INSTRUCTIONS FOR THE TASK>
Starting at the first line of the data, print each line verbatim up to and including the line bearing "const totalHours = stageHours.reduce((a, b)", omitting pictures.

DATA SEGMENT>
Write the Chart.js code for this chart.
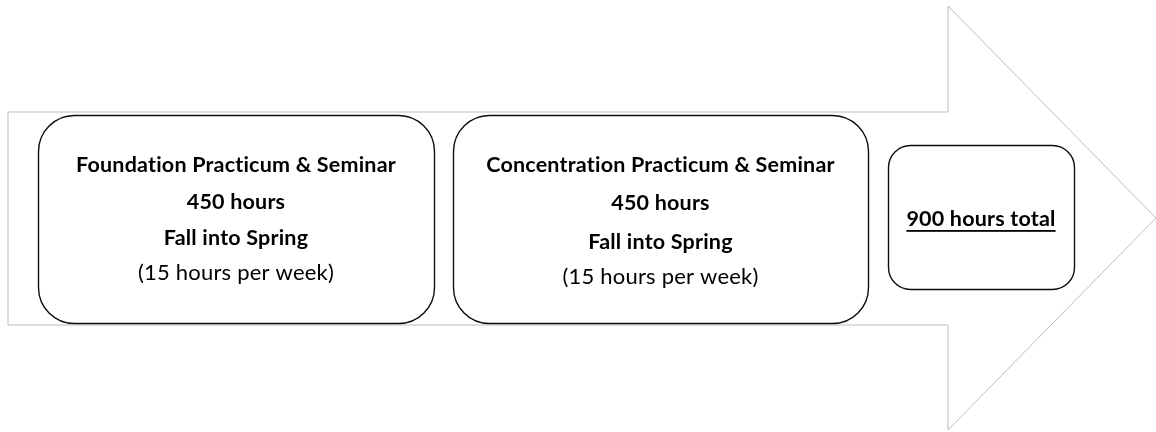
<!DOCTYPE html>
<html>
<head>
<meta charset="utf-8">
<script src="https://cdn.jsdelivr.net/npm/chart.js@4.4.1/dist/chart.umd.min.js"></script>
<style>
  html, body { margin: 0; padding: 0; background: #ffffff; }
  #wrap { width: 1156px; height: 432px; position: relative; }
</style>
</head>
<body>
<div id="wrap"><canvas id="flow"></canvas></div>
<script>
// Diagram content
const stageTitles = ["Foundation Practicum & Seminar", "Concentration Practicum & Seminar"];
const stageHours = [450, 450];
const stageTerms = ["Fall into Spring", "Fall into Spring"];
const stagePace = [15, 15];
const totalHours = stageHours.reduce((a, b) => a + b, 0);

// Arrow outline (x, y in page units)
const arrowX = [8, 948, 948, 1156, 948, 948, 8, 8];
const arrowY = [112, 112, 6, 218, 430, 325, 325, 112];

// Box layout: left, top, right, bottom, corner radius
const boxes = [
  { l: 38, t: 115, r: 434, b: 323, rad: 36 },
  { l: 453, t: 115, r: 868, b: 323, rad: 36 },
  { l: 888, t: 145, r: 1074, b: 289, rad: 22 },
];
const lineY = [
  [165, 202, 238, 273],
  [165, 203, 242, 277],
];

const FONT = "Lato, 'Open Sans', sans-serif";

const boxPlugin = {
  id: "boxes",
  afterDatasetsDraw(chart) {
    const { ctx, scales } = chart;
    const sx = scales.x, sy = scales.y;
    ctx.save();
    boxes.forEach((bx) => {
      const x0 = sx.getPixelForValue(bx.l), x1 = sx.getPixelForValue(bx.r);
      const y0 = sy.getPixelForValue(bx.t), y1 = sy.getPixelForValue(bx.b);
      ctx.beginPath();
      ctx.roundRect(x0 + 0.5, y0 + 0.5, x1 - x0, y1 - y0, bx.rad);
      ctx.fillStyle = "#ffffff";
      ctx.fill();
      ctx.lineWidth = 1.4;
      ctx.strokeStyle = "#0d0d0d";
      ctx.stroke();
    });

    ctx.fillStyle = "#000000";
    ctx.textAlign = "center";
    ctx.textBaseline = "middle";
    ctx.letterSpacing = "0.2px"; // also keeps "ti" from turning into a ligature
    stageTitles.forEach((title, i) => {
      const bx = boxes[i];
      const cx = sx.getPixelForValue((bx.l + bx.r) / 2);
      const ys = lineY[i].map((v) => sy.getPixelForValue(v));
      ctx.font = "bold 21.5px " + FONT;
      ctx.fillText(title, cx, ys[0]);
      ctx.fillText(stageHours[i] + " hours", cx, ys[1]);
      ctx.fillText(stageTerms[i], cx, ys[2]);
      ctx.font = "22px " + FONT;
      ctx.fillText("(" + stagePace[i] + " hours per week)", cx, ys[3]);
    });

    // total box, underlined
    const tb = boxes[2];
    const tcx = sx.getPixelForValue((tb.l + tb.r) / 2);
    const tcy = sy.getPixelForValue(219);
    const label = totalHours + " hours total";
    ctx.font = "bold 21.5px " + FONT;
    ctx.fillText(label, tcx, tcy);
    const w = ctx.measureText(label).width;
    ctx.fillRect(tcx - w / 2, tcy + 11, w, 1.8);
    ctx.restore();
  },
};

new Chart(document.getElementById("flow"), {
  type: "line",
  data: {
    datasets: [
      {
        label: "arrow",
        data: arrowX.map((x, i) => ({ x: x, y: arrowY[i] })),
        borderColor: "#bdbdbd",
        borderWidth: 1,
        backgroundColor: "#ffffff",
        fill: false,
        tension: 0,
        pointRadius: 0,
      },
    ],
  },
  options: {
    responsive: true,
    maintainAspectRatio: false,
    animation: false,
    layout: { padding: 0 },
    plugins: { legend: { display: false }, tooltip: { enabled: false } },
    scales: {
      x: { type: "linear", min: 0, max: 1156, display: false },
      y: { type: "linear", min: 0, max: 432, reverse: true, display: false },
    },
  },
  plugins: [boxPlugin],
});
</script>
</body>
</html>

EXERCISE ANSWER>
Write the Chart.js code for this chart.
<!DOCTYPE html>
<html>
<head>
<meta charset="utf-8">
<script src="https://cdn.jsdelivr.net/npm/chart.js@4.4.1/dist/chart.umd.min.js"></script>
<style>
  html, body { margin: 0; padding: 0; background: #ffffff; }
  #wrap { width: 1156px; height: 432px; position: relative; }
</style>
</head>
<body>
<div id="wrap"><canvas id="flow"></canvas></div>
<script>
// Diagram content
const stageTitles = ["Foundation Practicum & Seminar", "Concentration Practicum & Seminar"];
const stageHours = [450, 450];
const stageTerms = ["Fall into Spring", "Fall into Spring"];
const stagePace = [15, 15];
const totalHours = stageHours.reduce((a, b) => a + b, 0);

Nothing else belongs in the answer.